Lim Kit Siang

Hishamuddin’s reiteration umpteenth time yesterday that “we have nothing to hide” is most potent proof he realizes he is fighting losing battle in the credibility war both nationally and internationally because of lack of openness and accountability in MH 370 disaster crisis management

Acting Transport Minister Datuk Seri Hishammddin Hussein in his statement yesterday repeated ad nauseum that “we have nothing to hide” demonstrating a grave guilt complex on this issue.

In fact, Hishammuddin’s reiteration umpteenth time yesterday that “we have nothing to hide” is the most potent proof that he realizes that he is fighting a losing battle in the credibility war both nationally and internationally because of lack of openness and accountability in the MH 370 disaster crisis management.

While continuing to declare that “we have nothing to hide”, he continues to evade accountability and responsibility for what happened in the crucial and critical first few hours of the first day of the missing MH 370 tragedy on March 8, and even enlisted the help of Australia’s Joint Agency Coordination Centre (JACC) chief Angus Houston in the latter’s first public appearance in Malaysia yesterday since heading the multinational search for MH370.

I could not believe it when I read the media report that when asked about the Malaysian government’s preliminary report on the missing MH 370 made public on May 1 and how much attention should be given to past mistakes, Houston parroted Hishammuddin saying that efforts should be focussed “wholly and solely” on the ongoing search.

Houston was reported to have said: “We need to continue the search. We owe it to the families, and I think we owe it to the flying public around the world that we continue this search, so that we can get to the bottom of what happened to MH370”.

Houston was not being very professional in parrying the question with a non sequitur, as nobody is suggesting any halt to the search for the missing MH 370, which is now beginning the ninth week of its disappearance, i.e. 57th day.

However, the inability for eight weeks to find any wreckage or clue of the aircraft can no more be the reasons for the authorities concerned to avoid answering questions about past mistakes in the first few critical and crucial hours of the disaster – or the world’s longest-search for the missing aircraft which some said could drag on for years would also be the world’s longest-running cover-up for human and technological faults and mistakes resulting in the MH370 disaster.

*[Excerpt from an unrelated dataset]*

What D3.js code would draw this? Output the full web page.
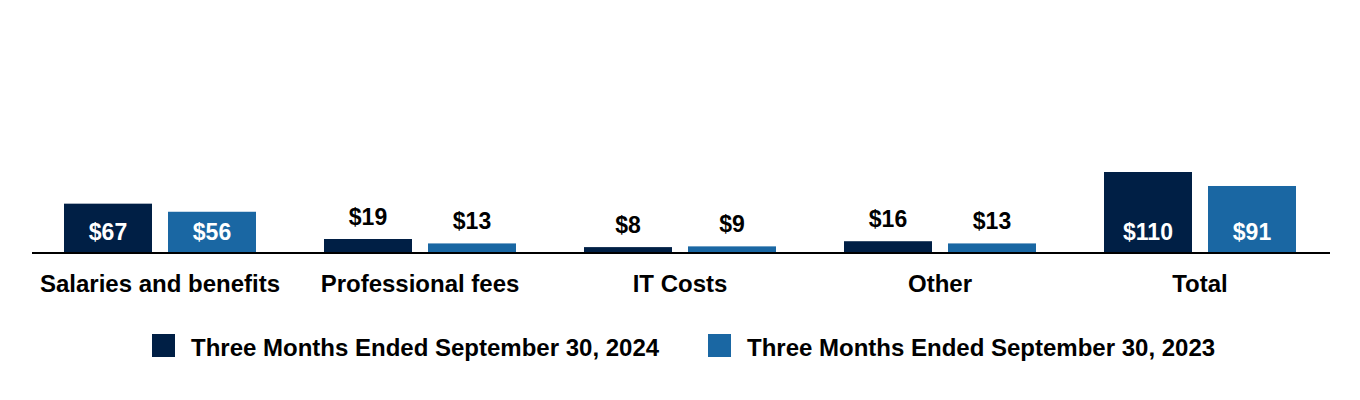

If Hishammddin and Houston are right that the focus on the missing MH 370 should be on the search and not on past mistakes, then Datuk Azharuddin Abdul Rahman, the director-general of the Department of Civil Aviation (DCA), had no business complaining that Vietnam’s air controllers having breached protocol by enquiring about the missing Flight MH 370 only 17 minutes after the plane vanished from radar on March 8.

Azharruddin said that at 1.19 am on March 8, Kuala Lumpur air traffic control had ordered the Beijing-bound MH 370 to change frequency to their Ho Chi Minh counterparts, but Ho Chi Minh only enquired about the jet at 1.38 am, when they were not contacted.

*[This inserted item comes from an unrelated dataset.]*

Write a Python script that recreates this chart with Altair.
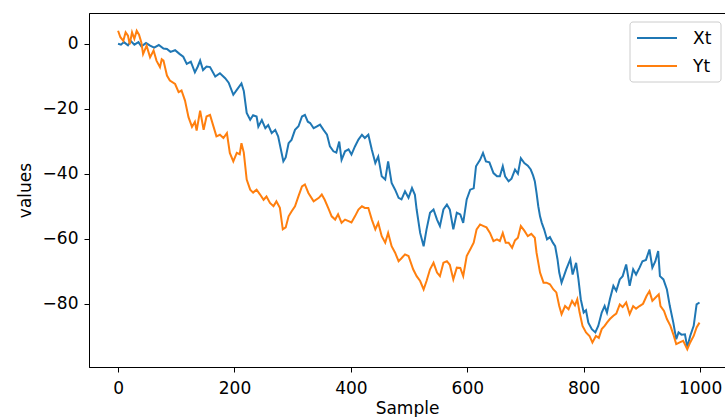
import altair as alt
import pandas as pd

# Series (sample index, value)
xt_sample = [0, 5, 10, 17, 22, 28, 35, 40, 48, 55, 62, 70, 78, 84, 90, 98, 106, 112, 118, 125, 132, 137, 141, 146, 152, 158, 167, 175, 184, 190, 198, 204, 212, 216, 221, 227, 232, 238, 241, 247, 253, 258, 264, 270, 275, 281, 284, 288, 293, 298, 304, 310, 316, 321, 326, 330, 336, 341, 347, 353, 359, 364, 370, 375, 380, 384, 390, 396, 401, 407, 413, 419, 424, 430, 436, 442, 447, 453, 459, 464, 470, 476, 482, 487, 493, 499, 505, 510, 513, 519, 525, 530, 536, 542, 548, 553, 559, 565, 570, 576, 582, 588, 593, 599, 605, 611, 615, 622, 627, 632, 638, 645, 651, 656, 661, 665, 671, 676, 682, 687, 692, 698, 704, 709, 713, 716, 719, 722, 725, 728, 732, 737, 742, 747, 751, 755, 758, 762, 766, 770, 777, 781, 787, 791, 795, 800, 804, 808, 814, 820, 825, 831, 836, 840, 845, 851, 856, 862, 867, 873, 879, 885, 890, 896, 901, 907, 913, 918, 923, 928, 931, 937, 943, 948, 954, 959, 963, 968, 974, 978, 983, 989, 994, 999]
xt_value = [0.0, -0.3, 0.5, -0.5, 0.8, -0.3, 0.5, -0.8, 0.2, -0.6, -1.2, -0.4, -1.5, -1.6, -2.5, -2.0, -3.2, -4.0, -6.2, -5.5, -8.8, -7.0, -5.2, -8.1, -7.0, -7.2, -10.1, -9.1, -10.6, -12.0, -15.7, -14.2, -12.2, -14.5, -21.3, -23.4, -22.0, -22.4, -25.5, -23.5, -26.0, -25.0, -27.5, -26.5, -28.5, -33.6, -36.2, -35.0, -30.6, -29.6, -26.5, -25.4, -22.4, -21.9, -24.0, -24.4, -26.0, -25.5, -24.9, -26.5, -28.0, -31.6, -33.1, -33.5, -30.1, -35.7, -33.1, -32.5, -34.1, -31.6, -29.5, -28.0, -29.0, -28.0, -32.6, -36.7, -34.7, -40.8, -41.8, -36.2, -42.8, -44.9, -47.4, -47.9, -45.4, -47.4, -44.4, -46.5, -51.0, -58.2, -62.3, -57.1, -52.0, -51.0, -54.1, -56.1, -51.0, -49.5, -51.0, -57.1, -52.0, -52.5, -55.1, -47.9, -44.9, -44.5, -37.7, -35.7, -33.6, -36.2, -36.5, -39.8, -40.8, -40.8, -37.7, -40.8, -42.3, -41.5, -38.7, -40.0, -35.2, -36.7, -37.5, -38.7, -40.5, -42.3, -45.9, -50.0, -53.1, -55.1, -57.1, -60.2, -59.5, -61.2, -62.3, -66.3, -70.4, -73.5, -71.5, -69.4, -66.3, -71.0, -67.4, -72.5, -78.6, -82.7, -82.0, -85.8, -87.8, -88.8, -86.8, -82.7, -80.7, -82.7, -78.6, -74.5, -76.0, -72.5, -71.5, -67.9, -74.5, -69.4, -71.0, -68.9, -66.9, -66.5, -63.3, -68.9, -67.0, -63.8, -71.5, -72.5, -75.6, -80.7, -85.8, -90.9, -88.8, -89.5, -89.4, -93.4, -89.9, -86.8, -80.2, -79.6]

yt_sample = [0, 4, 9, 13, 17, 20, 24, 28, 32, 36, 40, 43, 49, 55, 61, 66, 72, 75, 78, 84, 89, 98, 104, 109, 115, 121, 127, 132, 135, 141, 147, 152, 158, 164, 169, 175, 181, 187, 192, 198, 204, 209, 212, 216, 221, 227, 232, 238, 244, 250, 255, 261, 267, 272, 278, 283, 288, 293, 298, 304, 310, 316, 321, 327, 336, 345, 350, 355, 361, 367, 373, 378, 384, 390, 396, 401, 407, 413, 419, 424, 430, 436, 442, 447, 453, 459, 464, 470, 476, 482, 487, 493, 499, 507, 513, 519, 525, 530, 536, 542, 548, 553, 559, 565, 570, 576, 582, 588, 593, 599, 605, 611, 616, 622, 628, 633, 639, 645, 651, 656, 661, 666, 671, 677, 682, 687, 692, 698, 704, 710, 716, 719, 725, 731, 736, 742, 748, 753, 758, 762, 768, 774, 780, 785, 789, 793, 798, 804, 810, 815, 821, 826, 831, 836, 840, 845, 851, 856, 862, 867, 873, 879, 885, 890, 896, 902, 908, 913, 918, 924, 929, 932, 938, 943, 949, 954, 959, 965, 971, 978, 983, 989, 994, 999]
yt_value = [4.0, 2.0, 0.9, 3.5, 2.5, -0.2, 3.5, 1.5, 4.0, 2.8, 0.4, -3.2, -0.6, -4.2, -2.1, -5.2, -7.2, -4.8, -5.2, -9.8, -11.3, -12.4, -14.9, -14.4, -17.5, -22.6, -25.6, -24.0, -26.7, -20.6, -26.5, -22.4, -21.9, -25.5, -28.5, -28.0, -29.0, -27.5, -33.6, -36.2, -33.6, -34.0, -30.6, -33.5, -41.8, -44.9, -45.8, -44.9, -46.4, -48.0, -47.0, -49.0, -50.0, -48.5, -50.5, -57.1, -56.5, -53.1, -51.6, -50.0, -46.9, -43.9, -43.3, -45.9, -48.5, -47.4, -46.4, -48.0, -50.5, -53.1, -54.1, -52.5, -55.1, -54.1, -54.6, -55.0, -53.1, -51.0, -50.0, -50.5, -50.5, -54.1, -57.1, -55.1, -59.2, -61.2, -58.2, -62.3, -64.3, -66.9, -66.0, -64.8, -65.3, -69.4, -71.5, -73.0, -75.6, -73.0, -69.4, -67.4, -70.4, -71.5, -67.4, -66.9, -68.0, -72.5, -68.9, -69.0, -71.5, -65.3, -63.3, -61.2, -57.1, -55.6, -56.1, -56.5, -58.2, -60.7, -60.2, -60.7, -58.2, -61.2, -61.2, -62.8, -60.5, -59.7, -56.1, -57.5, -59.2, -58.5, -59.7, -64.3, -70.4, -73.5, -73.5, -74.0, -75.6, -76.5, -80.7, -83.2, -80.7, -81.7, -79.1, -80.5, -78.6, -82.7, -86.8, -88.8, -89.9, -91.9, -89.9, -90.5, -87.8, -86.8, -85.8, -84.7, -83.7, -83.0, -80.2, -81.0, -79.6, -83.2, -80.7, -81.5, -80.7, -80.0, -77.6, -76.1, -79.1, -78.0, -77.1, -80.7, -82.2, -84.7, -86.8, -89.4, -92.4, -91.9, -91.4, -94.0, -91.9, -89.9, -87.3, -85.8]

series_names = ["Xt", "Yt"]
series_colors = ["#1f77b4", "#ff7f0e"]

df = pd.concat([
    pd.DataFrame({"Sample": xt_sample, "values": xt_value, "series": "Xt"}),
    pd.DataFrame({"Sample": yt_sample, "values": yt_value, "series": "Yt"}),
])
legend_df = pd.DataFrame({"series": series_names, "row": list(range(len(series_names)))})

FONT = "DejaVu Sans"
color_scale = alt.Scale(domain=series_names, range=series_colors)

lines = alt.Chart(df).mark_line(strokeWidth=2, clip=True).encode(
    x=alt.X("Sample:Q",
            scale=alt.Scale(domain=[-49.95, 1042.8], nice=False, zero=False),
            axis=alt.Axis(values=[0, 200, 400, 600, 800, 1000], format="d",
                          title="Sample", titleBaseline="alphabetic", titleY=46,
                          labelPadding=8)),
    y=alt.Y("values:Q",
            scale=alt.Scale(domain=[-99.45, 9.45], nice=False, zero=False),
            axis=alt.Axis(values=[0, -20, -40, -60, -80], format="d",
                          title="values", titleX=-64, titleBaseline="middle",
                          labelPadding=6)),
    color=alt.Color("series:N", scale=color_scale, legend=None),
)

# Legend (matplotlib style box in the upper right)
legend_box = alt.Chart(legend_df.head(1)).mark_rect(
    fill="white", fillOpacity=0.8, stroke="#cccccc", strokeWidth=1, cornerRadius=3
).encode(x=alt.value(541), x2=alt.value(632), y=alt.value(9), y2=alt.value(69))

legend_y = alt.Y("row:Q",
                 scale=alt.Scale(domain=[0, 1], range=[25, 53], nice=False, zero=False),
                 axis=None)

legend_lines = alt.Chart(legend_df).mark_rule(strokeWidth=2).encode(
    x=alt.value(548), x2=alt.value(588), y=legend_y,
    color=alt.Color("series:N", scale=color_scale, legend=None),
)
legend_text = alt.Chart(legend_df).mark_text(
    align="left", baseline="middle", font=FONT, fontSize=17, color="black", dy=1
).encode(x=alt.value(604), y=legend_y, text="series:N")

legend = alt.layer(legend_box, legend_lines, legend_text)

chart = alt.layer(lines, legend).resolve_scale(y="independent").properties(
    width=636, height=354,
    autosize=alt.AutoSizeParams(type="none"),
    padding={"left": 89, "top": 13, "right": 0, "bottom": 50},
).configure_view(
    stroke="black", strokeWidth=1,
).configure_axis(
    grid=False, domainColor="black", tickColor="black", tickSize=5,
    labelFont=FONT, labelFontSize=17, labelColor="black",
    titleFont=FONT, titleFontSize=17, titleColor="black", titleFontWeight="normal",
)

chart.save("out.html", embed_options={"renderer": "svg", "actions": False})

Azharruddin said: “If Ho Chi Minh wasn’t contacted by the aircraft, the protocol is five minutes.”

He said that once MH370 had passed the Igari navigational waypoint in the South China Sea, the plane was officially the responsibility of the Vietnamese air traffic controllers.

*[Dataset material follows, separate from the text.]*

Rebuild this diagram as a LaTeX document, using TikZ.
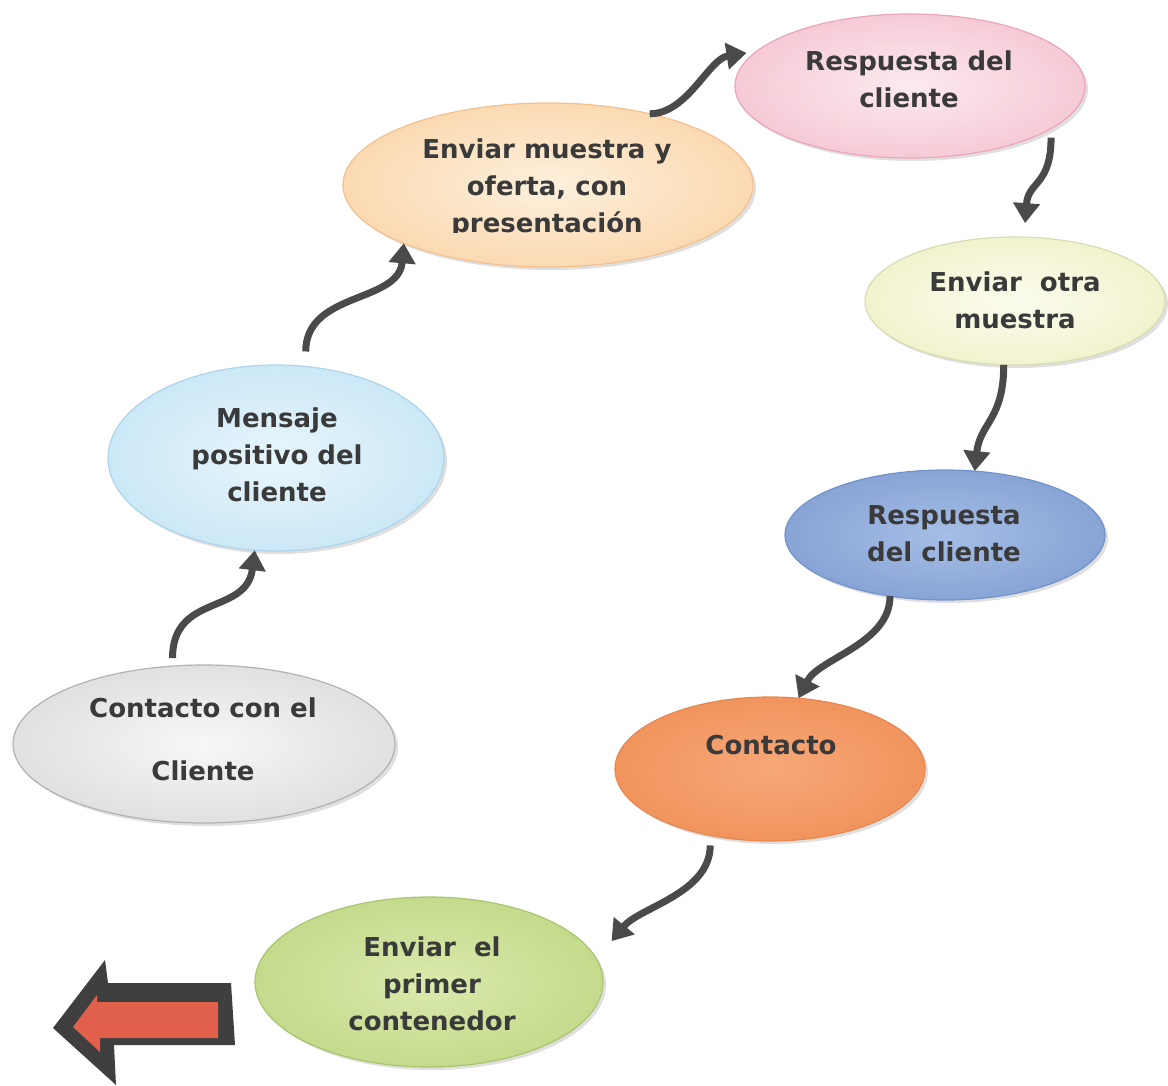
\documentclass[tikz,border=0pt]{standalone}
\usepackage{fontspec}
\setmainfont{DejaVu Sans}
\usetikzlibrary{arrows.meta,shapes.geometric,shadows}

\definecolor{txt}{HTML}{3A3A3A}
\definecolor{arr}{HTML}{4A4A4A}
\definecolor{bigarr}{HTML}{3F3F3F}
\definecolor{bigred}{HTML}{E0604C}

\tikzset{
  bubble/.style={ellipse, inner sep=0pt, outer sep=0pt, line width=0.6pt,
    drop shadow={opacity=0.25, shadow xshift=1.5pt, shadow yshift=-1.5pt}},
  gris/.style={bubble, inner color=gray!6, outer color=gray!24, draw=gray!60},
  celeste/.style={bubble, inner color={rgb,255:red,232;green,246;blue,252}, outer color={rgb,255:red,204;green,232;blue,247}, draw={rgb,255:red,172;green,212;blue,236}},
  melocoton/.style={bubble, inner color={rgb,255:red,253;green,240;blue,220}, outer color={rgb,255:red,251;green,218;blue,178}, draw={rgb,255:red,243;green,192;blue,142}},
  rosa/.style={bubble, inner color={rgb,255:red,252;green,234;blue,238}, outer color={rgb,255:red,246;green,202;blue,214}, draw={rgb,255:red,234;green,166;blue,184}},
  crema/.style={bubble, inner color={rgb,255:red,252;green,252;blue,238}, outer color={rgb,255:red,241;green,243;blue,206}, draw={rgb,255:red,216;green,220;blue,176}},
  azul/.style={bubble, inner color={rgb,255:red,166;green,190;blue,230}, outer color={rgb,255:red,136;green,164;blue,214}, draw={rgb,255:red,114;green,146;blue,204}},
  naranja/.style={bubble, inner color={rgb,255:red,247;green,168;blue,120}, outer color={rgb,255:red,241;green,148;blue,94}, draw={rgb,255:red,232;green,136;blue,80}},
  verde/.style={bubble, inner color={rgb,255:red,218;green,234;blue,172}, outer color={rgb,255:red,196;green,218;blue,140}, draw={rgb,255:red,168;green,198;blue,112}},
  lbl/.style={align=center, text=txt, inner sep=0pt,
    font=\bfseries\fontsize{13}{18.5}\selectfont},
  flow/.style={draw=arr, line width=3.5pt,
    -{Triangle[length=10pt,width=13pt]}},
}

\begin{document}
\begin{tikzpicture}[x=0.5pt,y=-0.5pt]
\useasboundingbox (0,0) rectangle (1168,1086);

% process steps
\node[gris,      minimum width=191pt, minimum height=79pt] (n1) at (204,744) {};
\node[celeste,   minimum width=168pt, minimum height=93pt] (n2) at (276,458) {};
\node[melocoton, minimum width=205pt, minimum height=82pt] (n3) at (548,185) {};
\node[rosa,      minimum width=175pt, minimum height=72pt] (n4) at (910,86)  {};
\node[crema,     minimum width=150pt, minimum height=64pt] (n5) at (1015,301) {};
\node[azul,      minimum width=160pt, minimum height=65pt] (n6) at (945,535) {};
\node[naranja,   minimum width=155pt, minimum height=72pt] (n7) at (770,769) {};
\node[verde,     minimum width=174pt, minimum height=85pt] (n8) at (429,982) {};

% step captions
\node[lbl] (t1) at (203,739) {Contacto con el\\[13pt]Cliente};
\node[lbl] (t2) at (277,455) {Mensaje\\positivo del\\cliente};
\begin{scope}
  \clip (340,100) rectangle (760,232);
  \node[lbl] (t3) at (547,188) {Enviar muestra y\\oferta, con\\presentación};
\end{scope}
\node[lbl] (t4) at (909,79)  {Respuesta del\\cliente};
\node[lbl] (t5) at (1015,300) {Enviar\ \ otra\\muestra};
\node[lbl] (t6) at (944,534) {Respuesta\\del cliente};
\node[lbl] (t7) at (771,745) {Contacto};
\node[lbl] (t8) at (432,984) {Enviar\ \ el\\primer\\contenedor};

% connectors
\draw[flow] ([yshift=4pt]n1.112) .. controls +(0,-65) and +(-8,65) .. (n2.257);
\draw[flow] ([yshift=7.5pt]n2.72) .. controls +(0,-60) and +(-5,60) .. (n3.202);
\draw[flow] (n3.35) .. controls +(38,0) and +(-38,6) .. ([xshift=-4pt]n4.168);
\draw[flow] ([xshift=5pt,yshift=-2pt]n4.340) .. controls +(0,48) and +(3,-42) .. ([yshift=7pt]n5.81);
\draw[flow] (n5.260) .. controls +(0,55) and +(5,-48) .. (n6.65);
\draw[flow] (n6.228) .. controls +(0,48) and +(20,-40) .. (n7.68);
\draw[flow] ([yshift=-5pt]n7.228) .. controls +(0,48) and +(28,-34) .. ([xshift=15pt]n8.15);

% outgoing block arrow
\fill[bigarr] (53,1028) -- (105,960) -- (108,983) -- (231,983) -- (235,1045)
  -- (114,1045) -- (116,1085) -- cycle;
\fill[bigred] (73,1027) -- (97,995) -- (97,1002) -- (218,1002) -- (218,1038)
  -- (100,1038) -- (100,1052) -- cycle;
\end{tikzpicture}
\end{document}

Azharuddin said it was for the controllers at Ho Chi Minh to say why it took them 12 minutes longer than prescribed by aviation protocol before contacting their Malaysian counterparts for verification.

I support not only Azharuddin’s right but responsibility to raise this question about Ho Chin Minh air controllers in breaching protocol in taking 17 minutes before enquiring about the missing MH 370.

Similarly, all Malaysians have the right to inquire why after Ho Chi Minh control tower enquired about the missing MH370 at 1.38 am on March 8, it did not trigger sufficient alarm until four hours later before a search-and-rescue (SAR) operation was launched.
But Hishammuddin does not want such questions to be asked, as he wants everyone to focus on the search for the missing Boeing after 57 days and not on past mistakes.

Similarly, why was there a three-hour gap between the launching of the SAR operation at 5.30 am and the review of the military radar at 8.30 am, and the further 2-hour gap between the review of the military radar and report to the Defence Minister Datuk Seri Hishammuddin Hussein and the Prime Minister Datuk Seri Najib Razak.

There was also another half-an hour gap before the first RMAF plane was scrambled in search of the missing MH370 at 10.54 am.
All these gaps as well as many other questions call for answers, including Hishammuddin’s flip-flop on the issue of a Parliamentary Select Committee or a Royal Commission of Inquiry on the missing MH370 disaster.

Hishammuddin cannot regain national and international confidence in the crisis management of MH 370 disaster by reiterating umpteenth times the refrain that the Malaysian government has nothing to hide, but only by fully observing the principles of openness and accountability in every aspect and facet of the handling of the Mh370 disaster in the past nine weeks.